Chapter 298, Florida Statutes, provides for water control and drainage. Section 298.01, Florida Statutes, provides:

“It is the legislative intent that those water control districts established prior to July 1, 1980, pursuant to the process formerly contained in ss. 298.01, 298.02, and 298.03, may continue to operate as outlined in this chapter. However, on and after that date, no water control district may be created except pursuant to s. 125.01 or a special act of the Legislature. Upon formation of a water control district by a special act of the Legislature, the circuit court of the county in which a majority of the land within the district is located shall thereafter maintain and have original and exclusive jurisdiction, coextensive with the boundaries and limits of the water control district without regard to county lines, for all purposes of this chapter.”

While some special acts creating water control districts state that the provisions of Chapter 298, Florida Statutes, apply, the special act creating the Melbourne-Tillman Water Control District is silent regarding the applicability of Chapter 298.[9]

Various parts of Chapter 298 indicate their application to water control districts created by special act.[10] For example, section 298.11(1), Florida Statutes, states that within twenty days after the effective date of the special act creating a district, notice of a landowners’ meeting shall be given as provided in the special act for the purpose of electing a board of three supervisors.
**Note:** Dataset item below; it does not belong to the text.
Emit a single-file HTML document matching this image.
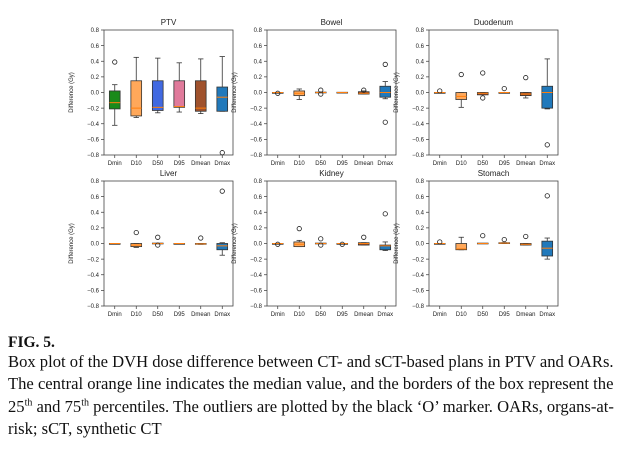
<!DOCTYPE html>
<html><head><meta charset="utf-8">
<style>
html,body{margin:0;padding:0;background:#fff;}
body{width:625px;height:450px;position:relative;overflow:hidden;font-family:"Liberation Sans",sans-serif;}
#cap{position:absolute;left:8px;top:335px;width:620px;font-family:"Liberation Serif",serif;font-size:16.6px;line-height:22.6px;color:#111;white-space:nowrap;}
#cap sup{font-size:10px;line-height:0;}
</style></head>
<body>
<svg id="chart" width="625" height="335" style="position:absolute;left:0;top:0"></svg>
<div id="cap">
<div style="font-weight:bold;font-size:15.5px;line-height:15.5px">FIG. 5.</div>
Box plot of the DVH dose difference between CT- and sCT-based plans in PTV and OARs.<br>
The central orange line indicates the median value, and the borders of the box represent the<br>
25<sup>th</sup> and 75<sup>th</sup> percentiles. The outliers are plotted by the black ‘O’ marker. OARs, organs-at-<br>
risk; sCT, synthetic CT
</div>
<script>
const categories=["Dmin","D10","D50","D95","Dmean","Dmax"];
const panelTitles=["PTV","Bowel","Duodenum","Liver","Kidney","Stomach"];
const yTicks=[0.8,0.6,0.4,0.2,0.0,-0.2,-0.4,-0.6,-0.8];
const yTickLabels=["0.8","0.6","0.4","0.2","0.0","\u22120.2","\u22120.4","\u22120.6","\u22120.8"];
// each stat: [whiskerLow, q1, median, q3, whiskerHigh]
const ptvStats=[[-0.42,-0.21,-0.13,0.02,0.10],[-0.32,-0.30,-0.20,0.15,0.45],[-0.26,-0.23,-0.19,0.15,0.44],[-0.25,-0.19,-0.18,0.15,0.38],[-0.27,-0.24,-0.20,0.15,0.43],[-0.24,-0.24,-0.06,0.07,0.46]];
const ptvOutliers=[[0.39],[],[],[],[],[-0.77]];
const bowelStats=[[0,0,0,0,0],[-0.09,-0.04,-0.01,0.02,0.045],[0,-0.005,0,0.005,0],[0,0,0,0.003,0],[-0.02,-0.02,-0.01,0.01,0.02],[-0.08,-0.06,0.0,0.08,0.14]];
const bowelOutliers=[[-0.01],[],[0.03,-0.02],[],[0.03],[0.36,-0.38]];
const duodenumStats=[[0,0,0,0,0],[-0.19,-0.09,-0.05,0.0,0.0],[-0.03,-0.03,-0.01,0.0,0.0],[0,0,0,0,0],[-0.07,-0.04,-0.02,0.0,0.0],[-0.21,-0.20,0.0,0.08,0.43]];
const duodenumOutliers=[[0.02],[0.23],[0.25,-0.07],[0.05],[0.19],[-0.67]];
const liverStats=[[0,0,0,0,0],[-0.05,-0.04,-0.02,0.0,0.0],[0,-0.005,0,0.005,0],[0,0,0,0,0],[-0.01,-0.01,-0.005,0.0,0.0],[-0.15,-0.08,-0.03,0.0,0.01]];
const liverOutliers=[[],[0.14],[0.08,-0.02],[],[0.07],[0.67]];
const kidneyStats=[[0,0,0,0,0],[-0.04,-0.04,-0.01,0.02,0.04],[0,-0.005,0,0.005,0],[0,0,0,0,0],[-0.02,-0.02,0,0.01,0.01],[-0.09,-0.08,-0.03,-0.02,0.02]];
const kidneyOutliers=[[-0.01],[0.19],[0.06,-0.02],[-0.01],[0.08],[0.38]];
const stomachStats=[[0,0,0,0,0],[-0.08,-0.08,-0.07,0.0,0.08],[0,-0.005,0,0.005,0],[0,0,0.005,0.01,0.01],[-0.02,-0.02,-0.01,0,0],[-0.20,-0.16,-0.06,0.03,0.07]];
const stomachOutliers=[[0.02],[],[0.10],[0.05],[0.09],[0.61]];
const ptvColors=["#1a8a1a","#ffa85a","#4169e1","#e07a9b","#a0522d","#2179bb"];
const oarColors=["#ffa85a","#ffa85a","#b5562c","#ffa85a","#a0522d","#2179bb"];

const allStats=[ptvStats,bowelStats,duodenumStats,liverStats,kidneyStats,stomachStats];
const allOutliers=[ptvOutliers,bowelOutliers,duodenumOutliers,liverOutliers,kidneyOutliers,stomachOutliers];
const NS="http://www.w3.org/2000/svg";
const svg=document.getElementById("chart");
const lefts=[104,267,429],tops=[30,181],PW=129,PH=125;
function mk(tag,attrs,parent){const e=document.createElementNS(NS,tag);for(const k in attrs)e.setAttribute(k,attrs[k]);parent.appendChild(e);return e;}
for(let p=0;p<6;p++){
  const x0=lefts[p%3],y0=tops[Math.floor(p/3)];
  const yS=v=>y0+(0.8-v)/1.6*PH;
  const xS=i=>x0+(i+0.5)/6*PW;
  const g=mk("g",{},svg);
  
  
  const t=mk("text",{x:x0+PW/2,y:y0-5,"text-anchor":"middle","font-size":"8","fill":"#222"},g);
  t.textContent=panelTitles[p];
  
  
  yTicks.forEach((v,i)=>{
    mk("line",{x1:x0-3,x2:x0,y1:yS(v),y2:yS(v),stroke:"#333","stroke-width":0.7},g);
    const tl=mk("text",{x:x0-5,y:yS(v)+2.2,"text-anchor":"end","font-size":"6","fill":"#222"},g);
    tl.textContent=yTickLabels[i];
    
    
  });
  const yl=mk("text",{x:0,y:0,"text-anchor":"middle","font-size":"6","fill":"#222",transform:`translate(${x0-31},${y0+PH/2}) rotate(-90)`},g);
  yl.textContent="Difference (Gy)";
  
  
  const colors=p===0?ptvColors:oarColors;
  categories.forEach((c,i)=>{
    const cx=xS(i),s=allStats[p][i],bw=PW/6*0.5;
    mk("line",{x1:cx,x2:cx,y1:y0+PH,y2:y0+PH+3,stroke:"#333","stroke-width":0.7},g);
    const xl=mk("text",{x:cx,y:y0+PH+10,"text-anchor":"middle","font-size":"6","fill":"#222"},g);
    xl.textContent=c;
    
    
    const bg=mk("g",{},g);
    
    
    const st={stroke:"#333","stroke-width":0.8};
    mk("line",Object.assign({x1:cx,x2:cx,y1:yS(s[0]),y2:yS(s[1])},st),bg);
    mk("line",Object.assign({x1:cx,x2:cx,y1:yS(s[3]),y2:yS(s[4])},st),bg);
    mk("line",Object.assign({x1:cx-bw/4,x2:cx+bw/4,y1:yS(s[0]),y2:yS(s[0])},st),bg);
    mk("line",Object.assign({x1:cx-bw/4,x2:cx+bw/4,y1:yS(s[4]),y2:yS(s[4])},st),bg);
    const h=Math.max(yS(s[1])-yS(s[3]),0.8);
    mk("rect",{x:cx-bw/2,y:yS(s[3]),width:bw,height:h,fill:colors[i],stroke:"#333","stroke-width":0.8},bg);
    mk("line",{x1:cx-bw/2,x2:cx+bw/2,y1:yS(s[2]),y2:yS(s[2]),stroke:"#ff7f0e","stroke-width":1},bg);
    allOutliers[p][i].forEach(o=>{
      const ci=mk("circle",{cx:cx,cy:yS(o),r:2.2,fill:"none",stroke:"#222","stroke-width":0.8},bg);
      
      
    });
  });
  mk("rect",{x:x0,y:y0,width:PW,height:PH,fill:"none",stroke:"#444","stroke-width":0.8},g);
}
</script>
</body></html>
In this instance, however, the special act creating the district contains specific directions for the appointment of seven directors, three appointed by the Brevard County Commission, three appointed by the City of Palm Bay, and one appointed by the City of West Melbourne.[11] Consistent with the general rules of statutory construction that a special act will control over the provisions of a general law, appointment of the district’s board of directors would be controlled by the special act.[12]

Section 298.225, Florida Statutes, requires the board of supervisors of each water control district, by October 1, 2000, to develop or revise the district’s water control plan to reflect minimum requirements set forth in the chapter.[13] This section specifically states that “any plan of reclamation, water management plan, or plan of improvement developed and implemented by a water control district created by this chapter or by special act of the Legislature is considered a `water control plan’ for purposes of this chapter.”[14] (e.s.) The requirement imposed by section 298.225 on districts created by special acts was added to Chapter 298 after the creation of the Melbourne-Tillman Water Control District. Nothing in the special act creating the district or in the general law would appear to exempt it from this requirement.[15]

Accordingly, it is my opinion that the Melbourne-Tillman Water Control District is subject to provisions in Chapter 298, Florida Statutes, made specifically applicable to water control districts created by special act, to the extent such provisions do not conflict with the special act creating the district.

Sincerely,

Robert A. Butterworth Attorney General

RAB/tjw

[1] You state that one group wishes to develop and open a portion of the C-1 canal right of way for a linear park/recreation trail on both the north and south sides of the canal. The “trail/park” would be financed by grants applied for in partnership with the City of Palm Bay. The second group wishes to clear an area on the south side of the C-1 canal and open the area as a trail. According to your letter, this area is “apparently being utilized by the public without the imprimatur of the District.”
[2] See, Ch. 86-418, Laws of Florida, as amended by Chs. 90-401, 91-341, 92-239, and 94-424, Laws of Florida.
[3] See, s. 8, Ch. 86-418, supra.
[4] See, e.g., Halifax Drainage District of Volusia County v. State, 185 So. 123 (Fla. 1938); Roach v. Loxahatchee Groves Water Control District, 417 So.2d 814 (Fla. 4th DCA 1982); Ops. Att’y Gen. Fla. 85-43 (1985), 96-66 (1996), and 98-20 (1998).
[5] The Department of Environmental Protection has advised this office that various communities define the term in different ways. For example, one city considers a park which does not have facilities installed or requires facilities maintenance is a park offering passive recreation. Another town classifies passive recreation parks as those offering picnicking, trails, and open space, but not managed for organized sports. One county considers passive recreation as any pastime which has no adverse impacts on a site and is generally conducted in a way to be compatible with natural and/or cultural resource protection. Included in such a definition are low impact camping, horseback riding, fishing, hiking, and swimming.
[6] Section 253.7825, Fla. Stat., also defines “user-oriented activities” as “those which can be provided in a variety of locations and include such activities as golf, tennis, baseball, archery, target shooting, and playground activities.”
[7] See, s. 260.012(2) and (5), Fla. Stat.
[8] Section 260.016(1)(e), Fla. Stat.
[9] See, e.g., North Lauderdale Water Control District was created by Ch. 63-661, Laws of Florida, and specifically made subject to Ch. 298, Fla. Stat., in subsection 2 of the act.
[10] See, e.g., s. 298.63, Fla. Stat. (all districts in the state, whether existing under authority of general law or special enactment, may issue bonds to enable such districts to comply with federal requirements for federal loans to drainage and levee districts); and s. 298.70, Fla. Stat. (Department of Environmental Protection authorized to borrow money to continue projects the department deems advantageous to the territory within “any district established or that may be established in this state).
[11] Section 4, Ch. 86-418, Laws of Florida.
[12] See, e.g., Rowe v. Pinellas Sports Authority, 461 So.2d 72
(Fla. 1984); Loxahatchee River Environmental Control District v. Mann, 403 So.2d 363 (Fla. 1981).
[13] Section 298.225(2), Fla. Stat. See also, s. 298.225(3), Fla. Stat., prescribing the minimum requirements to be embodied in a water control plan for a district.
[14] Section 298.225(1), Fla. Stat.
[15] See, s. 7, Ch. 97-40, Laws of Florida, creating s. 298.225, Fla. Stat., effective May 1, 1997.